This technology can be used to demonstrate farm life to the public, boosting consumer knowledge without impeding production or putting animals or consumers in danger. People do not need to go on the farm to hear and see how it works. Virtual reality can be used to engage and educate consumers about common misconceptions about farming and to help them relate to farm life.
A similar concept is used for pre-sale auctions, allowing farmers to view and acquire stock through a 360-degree pre-sale auction inspection video experience. Potential buyers use a headset to access the auction forum from their computer or smartphone.
Conclusion: the nutrigenomics piece
Precision nutrition is made possible by information. This is made feasible by nutrigenomics, the study of how nutrition affects gene expression.
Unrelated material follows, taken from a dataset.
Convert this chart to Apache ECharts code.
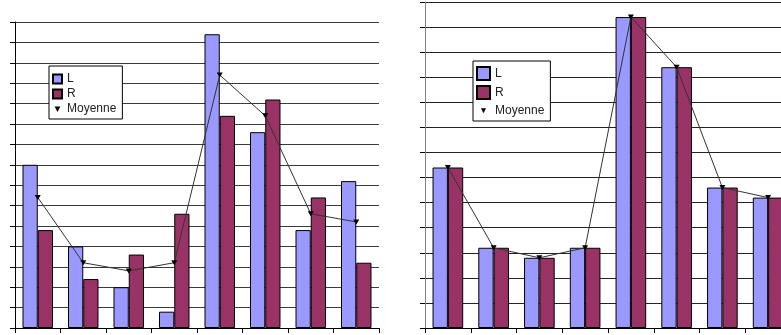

What and when a cow eats can have an impact on how genes influence its health, immunity, and growth rate.
Previously, it was thought that cattle should be fed free-choice minerals and supplements in order to maximize intake. However, nutrigenomics has shown that providing certain levels of nutrients to animals at specific times promotes the body to use those nutrients more efficiently, enhancing production and, eventually, profit.
The internet of things connects all eight of these digital technologies. When nutrigenomics is combined with the power and opportunities provided by these eight digital technologies. Then a new era of beef production and profitability can be heralded. Allowing beef producers to benefit from best management practices, increase productivity and efficiency, and respond to future threats.